Ambiguity and confusion can be avoided if one uses unit vector notation as an intermediate step and then remove them.
Assuming down as negative and up as positive
##\mathbf F_{\text{th.}}+\mathbf F_{\text{g}}=M\dfrac{\Delta \mathbf{v}}{\Delta t}.##
## F_{\text{th.}}~(\mathbf{\hat{y}})+(245,000~\text{N})~(-\mathbf{\hat{y}})=(25,000~\text{kg})\dfrac{0-(172~\text{m/s})(-\mathbf{\hat{y}}) }{(13~\text{s})}.##
## F_{\text{th.}}-(245,000~\text{N})=(25,000~\text{kg})\dfrac{(172~\text{m/s}) }{(13~\text{s})}.##
## F_{\text{th.}}=(245,000~\text{N})+(25,000~\text{kg})\dfrac{(172~\text{m/s}) }{(13~\text{s})}.##
Assuming up as negative and down as positive
##\mathbf F_{\text{th.}}+\mathbf F_{\text{g}}=M\dfrac{\Delta \mathbf{v}}{\Delta t}.##
## F_{\text{th.}}~(-\mathbf{\hat{y}})+(245,000~\text{N})~(\mathbf{\hat{y}})=(25,000~\text{kg})\dfrac{0-(172~\text{m/s})(\mathbf{\hat{y}}) }{(13~\text{s})}.##
## -F_{\text{th.}}+(245,000~\text{N})=-(25,000~\text{kg})\dfrac{(172~\text{m/s}) }{(13~\text{s})}.##
## F_{\text{th.}}=(245,000~\text{N})+(25,000~\text{kg})\dfrac{(172~\text{m/s}) }{(13~\text{s})}.##
@haruspex and I have been over this with 1d vectors several times in the past and (I think) we have agreed to disagree. When all vector directions are known, as is the case here, I favor expressing vectors in polar form, i.e. separate the magnitude, which is always positive, from the direction which can be positive or negative. Splitting the two is easier to explain to novices who are taught that vectors have magnitude (always positive) and direction. The danger here is that some students use false logic: magnitudes are always positive, a vector is a scalar times a direction, therefore a scalar is always positive.

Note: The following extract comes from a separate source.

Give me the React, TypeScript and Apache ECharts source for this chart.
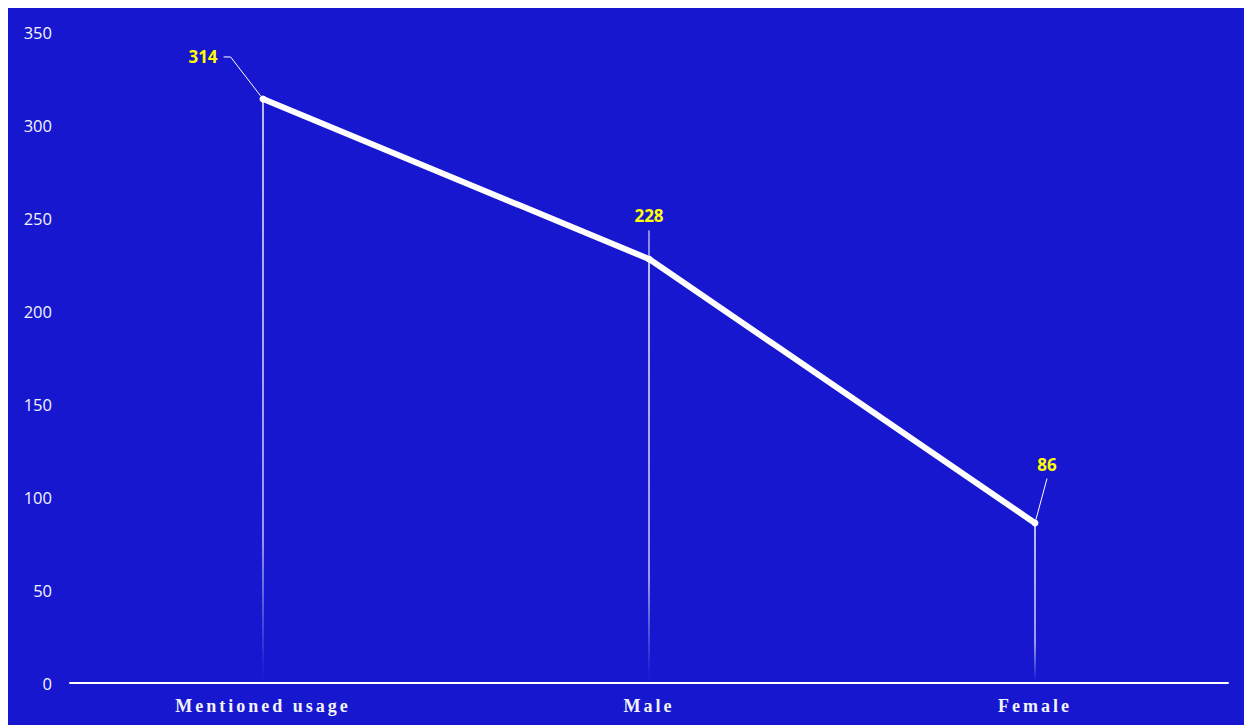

If both the direction and magnitude of a vector are not known, then one can assume a direction and do the algebra to find the magnitude. If the magnitude turns out to be negative, then one must conclude that the direction is in the opposite direction of the one assumed. The idea is no different from what is taught as standard practice when using Kirchhoff's laws to analyze circuits: "Assume a direction for the current and if the current turns out negative, this means that it flows in the opposite direction."